Don’t get me wrong, in theory there were quite a few funny ideas in this film; it’s just that in practice they didn’t quite work out the way they played out in the writers’ heads. For starters, there’s Vin Diesel nearly getting his head blown off just so he can bring free cable to the local Colombians. Now I actually appreciated this scene because if I’m on a beach somewhere and I can’t get the Dallas Cowboys game, I’m gonna be pissed! So you damn well better jump off of a 100 foot tower while wearing skis in the middle of a hot jungle because We Dem Boys! We Dem Boys!

But from there it just became total ridiculousness. Every time Tony Jaa showed up on screen, he’d dance a little jig and yell his last name (Jaa) before he kicked someone in the face or seamlessly jumped onto a moving motorcycle. Then there was the incredible love scene between Vin and some buxom Colombian that ended with a shot of a dump truck releasing a load of white sand into a small crevice. And no I’m not making that up! But oh it gets worse! I haven’t even mentioned his weak posse that included a "hot" lesbian who said lame things like "that’s what she said" whenever someone mentioned the fact that she knew was doing something good or the one idiot whose specialty was crashing cars. Crashing cars??? Is that really how you want to pay tribute to Paul Walker? Ok, yes it’s still a bit too soon.
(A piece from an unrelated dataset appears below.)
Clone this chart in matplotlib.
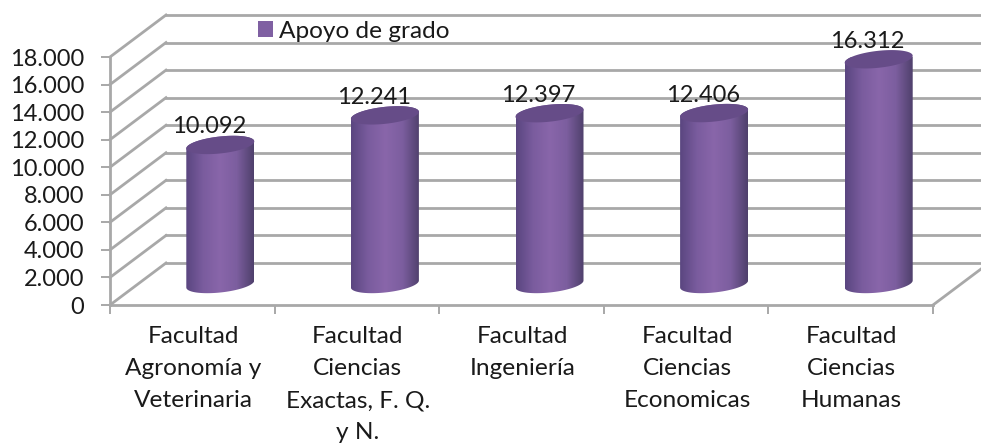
import numpy as np
import matplotlib
matplotlib.use("Agg")
import matplotlib.pyplot as plt
from matplotlib.colors import LinearSegmentedColormap
from matplotlib.patches import Patch, Polygon

plt.rcParams["font.family"] = ["Lato", "DejaVu Sans"]

#  Data
categories = ["Facultad\nAgronomía y\nVeterinaria", "Facultad\nCiencias\nExactas, F. Q.\ny N.",
              "Facultad\nIngeniería", "Facultad\nCiencias\nEconomicas", "Facultad\nCiencias\nHumanas"]
values = [10092, 12241, 12397, 12406, 16312]
y_ticks = [0, 2000, 4000, 6000, 8000, 10000, 12000, 14000, 16000, 18000]
series_name = "Apoyo de grado"

#  Depth of the fake 3D box
px_x = 5/823
px_y = 18000/248
depth_x = 56*px_x
depth_y = 42*px_y
grid_color = "#a8a8a8"
text_color = "#1a1a1a"
font_size = 17
word_size = 17.6

fig = plt.figure(figsize=(9.81, 4.48), dpi=100)
ax = fig.add_axes([110/981, (448-305)/448, 823/981, 248/448])
ax.patch.set_alpha(0)
for s in ax.spines.values():
    s.set_visible(False)

#  Walls and floor
for v in y_ticks:
    ax.plot([0, depth_x], [v, v+depth_y], color=grid_color, lw=2, clip_on=False, zorder=1)
    ax.plot([depth_x, 5+depth_x], [v+depth_y, v+depth_y], color=grid_color, lw=2, clip_on=False, zorder=1)
ax.plot([5, 5+depth_x], [0, depth_y], color=grid_color, lw=2, clip_on=False, zorder=1)
ax.plot([0, 0], [0, 18000], color=grid_color, lw=2, clip_on=False, zorder=2)
ax.plot([0, 5], [0, 0], color=grid_color, lw=2, clip_on=False, zorder=2)

#  Cylinders
cmap = LinearSegmentedColormap.from_list("cyl", ["#5a4680", "#7a5c9e", "#8966aa", "#7c5e9f", "#4f406c"])
gradient = np.linspace(0, 1, 128).reshape(1, -1)
half_w = 34*px_x
half_h = 8.5*px_y
tilt = 3.5*px_y
base = depth_y/2


def ellipse(xc, yc, t):
    return np.column_stack([xc+half_w*np.cos(t), yc+half_h*np.sin(t)+tilt*np.cos(t)])


for i, v in enumerate(values):
    xc = i+0.5+depth_x/2
    top = base+v
    body = np.vstack([ellipse(xc, base, np.linspace(np.pi, 2*np.pi, 60)),
                      ellipse(xc, top, np.linspace(0, np.pi, 60))])
    im = ax.imshow(gradient, cmap=cmap, aspect="auto", zorder=3,
                   extent=[xc-half_w, xc+half_w, base-2*half_h, top+2*half_h])
    im.set_clip_path(Polygon(body, closed=True, transform=ax.transData))
    ax.add_patch(Polygon(ellipse(xc, top, np.linspace(0, 2*np.pi, 120)), closed=True,
                         facecolor="#664c88", edgecolor="none", zorder=4, clip_on=False))
    ax.annotate("{:,}".format(v).replace(",", "."), (xc, top), xytext=(-11, 18),
                textcoords="offset pixels", ha="center", va="center",
                fontsize=font_size, color=text_color, zorder=5, annotation_clip=False)

ax.set_xlim(0, 5)
ax.set_ylim(0, 18000)

#  Axes text
ax.set_yticks(y_ticks)
ax.set_yticklabels(["{:,}".format(v).replace(",", ".") for v in y_ticks])
ax.set_xticks(range(0, 6))
ax.set_xticklabels([])
ax.tick_params(axis="both", color=grid_color, width=1.4, length=6.5, pad=12,
               labelsize=font_size, labelcolor=text_color)
for i, label in enumerate(categories):
    ax.annotate(label, (i+0.5, 0), xytext=(1, -21), textcoords="offset pixels", ha="center", va="top",
                fontsize=word_size, color=text_color, linespacing=1.65, annotation_clip=False)

#  Legend
fig.legend(handles=[Patch(facecolor="#7f60a2", label=series_name)], loc="center left",
           bbox_to_anchor=(258/981, 1-31/448), frameon=False, fontsize=word_size,
           labelcolor=text_color, handlelength=0.62, handleheight=0.62, handletextpad=0.25,
           borderaxespad=0, borderpad=0)

fig.savefig("out.png", dpi=100)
But I saved the best posse member for last, and that’s the scrawny Asian dude whose specialty was having fun. I really wish I was making this up. His role literally came down to walking into a crowded room, finding some turntables (because what respectable place doesn’t have turntables just chilling in the corner), and turning the party out while Vin and his pals went to work. Now as I’m typing this, I’m having the same reaction that I had when I initially walked out of this disaster and that’s that I couldn’t stop laughing for 36 hours! My idiot friend and I couldn’t figure out how this film could have all of these fresh individual parts but collectively still sucked! In the moment, the only truly cool parts that where in this film where whenever Hermione Corfield appeared on screen, when Vin had an orgy to negotiate a meeting, and when Ice Cube showed up to wreck shop with his grenade launcher! Outside of that, it was pretty painful.

The only reason why this film doesn’t get a rating of wack is because I still can’t stop laughing about utterly ridiculous it was; so based off of that, I’ll give it a rating of really, really WEAK!